** start of PROVIDED MATERIAL **

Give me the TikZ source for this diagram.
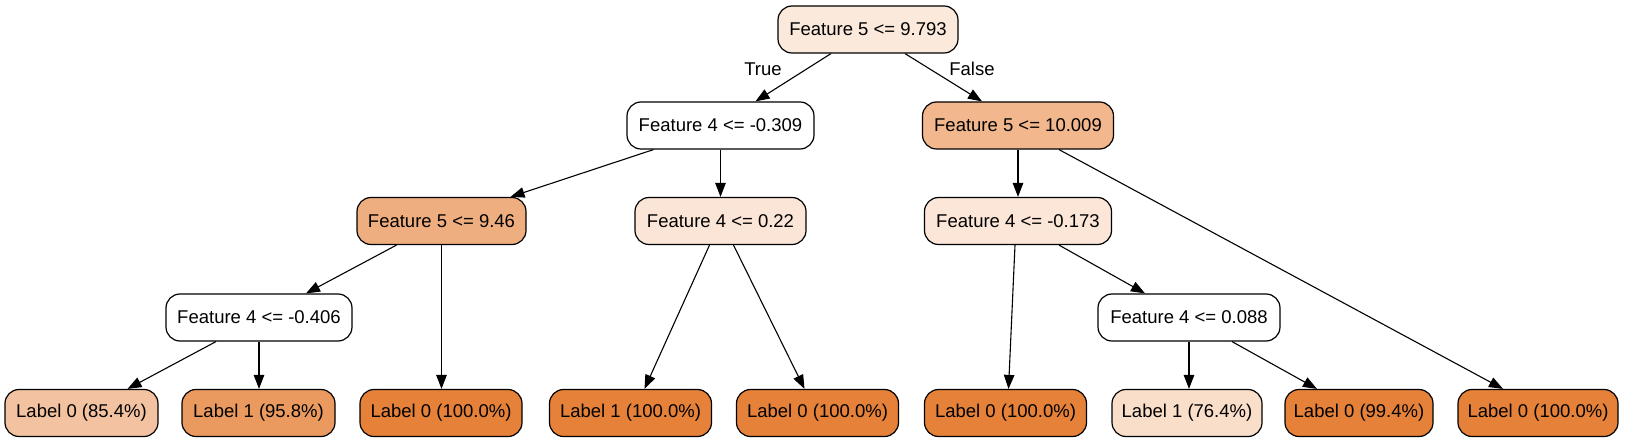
\documentclass[tikz,border=0pt]{standalone}
\usepackage{fontspec}
\setmainfont{Liberation Sans}
\usetikzlibrary{arrows.meta,calc}
\definecolor{cRoot}{HTML}{FBE9DC}
\definecolor{cA}{HTML}{F2B78C}
\definecolor{cB}{HTML}{EFAE7F}
\definecolor{cC}{HTML}{FBE5D6}
\definecolor{cD}{HTML}{FBE6D8}
\definecolor{cE}{HTML}{F3C3A1}
\definecolor{cF}{HTML}{EB9A5F}
\definecolor{cOr}{HTML}{E58139}
\definecolor{cG}{HTML}{F9DECA}
\tikzset{
  box/.style={draw, rounded corners=14pt, line width=1.2pt, minimum height=47pt,
    inner sep=0pt, font=\fontsize{18.5}{22}\selectfont},
  edge/.style={line width=1.1pt, -{Triangle[length=14pt,width=10.5pt]}},
  elab/.style={font=\fontsize{18.5}{22}\selectfont, inner sep=0pt}
}
\begin{document}
\begin{tikzpicture}[x=1pt,y=-1pt]
\useasboundingbox (0,0) rectangle (1636,443);
% nodes
\node[box, fill=cRoot, minimum width=180pt] (r) at (868,29.5) {Feature 5 <= 9.793};
\node[box, fill=white, minimum width=187pt] (a) at (720.5,125.5) {Feature 4 <= -0.309};
\node[box, fill=cA, minimum width=191pt] (b) at (1018,125.5) {Feature 5 <= 10.009};
\node[box, fill=cB, minimum width=169pt] (c) at (441.5,221) {Feature 5 <= 9.46};
\node[box, fill=cC, minimum width=171pt] (d) at (720.5,221) {Feature 4 <= 0.22};
\node[box, fill=cD, minimum width=187pt] (e) at (1018,221) {Feature 4 <= -0.173};
\node[box, fill=white, minimum width=186pt] (f) at (259,317.5) {Feature 4 <= -0.406};
\node[box, fill=white, minimum width=182pt] (g) at (1189,317.5) {Feature 4 <= 0.088};
\node[box, fill=cE, minimum width=153pt] (l1) at (81.5,413) {Label 0 (85.4\%)};
\node[box, fill=cF, minimum width=153pt] (l2) at (258.5,413) {Label 1 (95.8\%)};
\node[box, fill=cOr, minimum width=162pt] (l3) at (441,413) {Label 0 (100.0\%)};
\node[box, fill=cOr, minimum width=162pt] (l4) at (630.5,413) {Label 1 (100.0\%)};
\node[box, fill=cOr, minimum width=162pt] (l5) at (817.5,413) {Label 0 (100.0\%)};
\node[box, fill=cOr, minimum width=162pt] (l6) at (1005.5,413) {Label 0 (100.0\%)};
\node[box, fill=cG, minimum width=150pt] (l7) at (1187,413) {Label 1 (76.4\%)};
\node[box, fill=cOr, minimum width=148pt] (l8) at (1359,413) {Label 0 (99.4\%)};
\node[box, fill=cOr, minimum width=160pt] (l9) at (1538,413) {Label 0 (100.0\%)};
% edges
\draw[edge] ($(r.south)+(-37,0)$) -- ($(a.north)+(35,0)$);
\draw[edge] ($(r.south)+(37,0)$) -- ($(b.north)+(-36,0)$);
\draw[edge] ($(a.south)+(-67,0)$) -- ($(c.north)+(69,0)$);
\draw[edge] (a.south) -- (a.south |- d.north);
\draw[edge] ($(c.south)+(-45,0)$) -- ($(f.north)+(47,0)$);
\draw[edge] (c.south) -- (c.south |- l3.north);
\draw[edge] ($(f.south)+(-43,0)$) -- ($(l1.north)+(46,0)$);
\draw[edge] (f.south) -- (f.south |- l2.north);
\draw[edge] ($(d.south)+(-11,0)$) -- ($(l4.north)+(14,0)$);
\draw[edge] ($(d.south)+(13,0)$) -- ($(l5.north)+(-13,0)$);
\draw[edge] (b.south) -- (b.south |- e.north);
\draw[edge] ($(b.south)+(41,0)$) -- ($(l9.north)+(-35,0)$);
\draw[edge] ($(e.south)+(-3,0)$) -- ($(l6.north)+(3,0)$);
\draw[edge] ($(e.south)+(41,0)$) -- ($(g.north)+(-44,0)$);
\draw[edge] (g.south) -- (g.south |- l7.north);
\draw[edge] ($(g.south)+(43,0)$) -- ($(l8.north)+(-42,0)$);
% edge labels
\node[elab] (tl) at (763,69) {True};
\node[elab] (fl) at (972,69) {False};
\end{tikzpicture}
\end{document}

** end of PROVIDED MATERIAL **

*EXERCISE DIRECTIONS*:
Copy out the whole listing exactly, and don't carry over any pictures.

*THE SOLUTION*:
Give me the TikZ source for this diagram.
\documentclass[tikz,border=0pt]{standalone}
\usepackage{fontspec}
\setmainfont{Liberation Sans}
\usetikzlibrary{arrows.meta,calc}
\definecolor{cRoot}{HTML}{FBE9DC}
\definecolor{cA}{HTML}{F2B78C}
\definecolor{cB}{HTML}{EFAE7F}
\definecolor{cC}{HTML}{FBE5D6}
\definecolor{cD}{HTML}{FBE6D8}
\definecolor{cE}{HTML}{F3C3A1}
\definecolor{cF}{HTML}{EB9A5F}
\definecolor{cOr}{HTML}{E58139}
\definecolor{cG}{HTML}{F9DECA}
\tikzset{
  box/.style={draw, rounded corners=14pt, line width=1.2pt, minimum height=47pt,
    inner sep=0pt, font=\fontsize{18.5}{22}\selectfont},
  edge/.style={line width=1.1pt, -{Triangle[length=14pt,width=10.5pt]}},
  elab/.style={font=\fontsize{18.5}{22}\selectfont, inner sep=0pt}
}
\begin{document}
\begin{tikzpicture}[x=1pt,y=-1pt]
\useasboundingbox (0,0) rectangle (1636,443);
% nodes
\node[box, fill=cRoot, minimum width=180pt] (r) at (868,29.5) {Feature 5 <= 9.793};
\node[box, fill=white, minimum width=187pt] (a) at (720.5,125.5) {Feature 4 <= -0.309};
\node[box, fill=cA, minimum width=191pt] (b) at (1018,125.5) {Feature 5 <= 10.009};
\node[box, fill=cB, minimum width=169pt] (c) at (441.5,221) {Feature 5 <= 9.46};
\node[box, fill=cC, minimum width=171pt] (d) at (720.5,221) {Feature 4 <= 0.22};
\node[box, fill=cD, minimum width=187pt] (e) at (1018,221) {Feature 4 <= -0.173};
\node[box, fill=white, minimum width=186pt] (f) at (259,317.5) {Feature 4 <= -0.406};
\node[box, fill=white, minimum width=182pt] (g) at (1189,317.5) {Feature 4 <= 0.088};
\node[box, fill=cE, minimum width=153pt] (l1) at (81.5,413) {Label 0 (85.4\%)};
\node[box, fill=cF, minimum width=153pt] (l2) at (258.5,413) {Label 1 (95.8\%)};
\node[box, fill=cOr, minimum width=162pt] (l3) at (441,413) {Label 0 (100.0\%)};
\node[box, fill=cOr, minimum width=162pt] (l4) at (630.5,413) {Label 1 (100.0\%)};
\node[box, fill=cOr, minimum width=162pt] (l5) at (817.5,413) {Label 0 (100.0\%)};
\node[box, fill=cOr, minimum width=162pt] (l6) at (1005.5,413) {Label 0 (100.0\%)};
\node[box, fill=cG, minimum width=150pt] (l7) at (1187,413) {Label 1 (76.4\%)};
\node[box, fill=cOr, minimum width=148pt] (l8) at (1359,413) {Label 0 (99.4\%)};
\node[box, fill=cOr, minimum width=160pt] (l9) at (1538,413) {Label 0 (100.0\%)};
% edges
\draw[edge] ($(r.south)+(-37,0)$) -- ($(a.north)+(35,0)$);
\draw[edge] ($(r.south)+(37,0)$) -- ($(b.north)+(-36,0)$);
\draw[edge] ($(a.south)+(-67,0)$) -- ($(c.north)+(69,0)$);
\draw[edge] (a.south) -- (a.south |- d.north);
\draw[edge] ($(c.south)+(-45,0)$) -- ($(f.north)+(47,0)$);
\draw[edge] (c.south) -- (c.south |- l3.north);
\draw[edge] ($(f.south)+(-43,0)$) -- ($(l1.north)+(46,0)$);
\draw[edge] (f.south) -- (f.south |- l2.north);
\draw[edge] ($(d.south)+(-11,0)$) -- ($(l4.north)+(14,0)$);
\draw[edge] ($(d.south)+(13,0)$) -- ($(l5.north)+(-13,0)$);
\draw[edge] (b.south) -- (b.south |- e.north);
\draw[edge] ($(b.south)+(41,0)$) -- ($(l9.north)+(-35,0)$);
\draw[edge] ($(e.south)+(-3,0)$) -- ($(l6.north)+(3,0)$);
\draw[edge] ($(e.south)+(41,0)$) -- ($(g.north)+(-44,0)$);
\draw[edge] (g.south) -- (g.south |- l7.north);
\draw[edge] ($(g.south)+(43,0)$) -- ($(l8.north)+(-42,0)$);
% edge labels
\node[elab] (tl) at (763,69) {True};
\node[elab] (fl) at (972,69) {False};
\end{tikzpicture}
\end{document}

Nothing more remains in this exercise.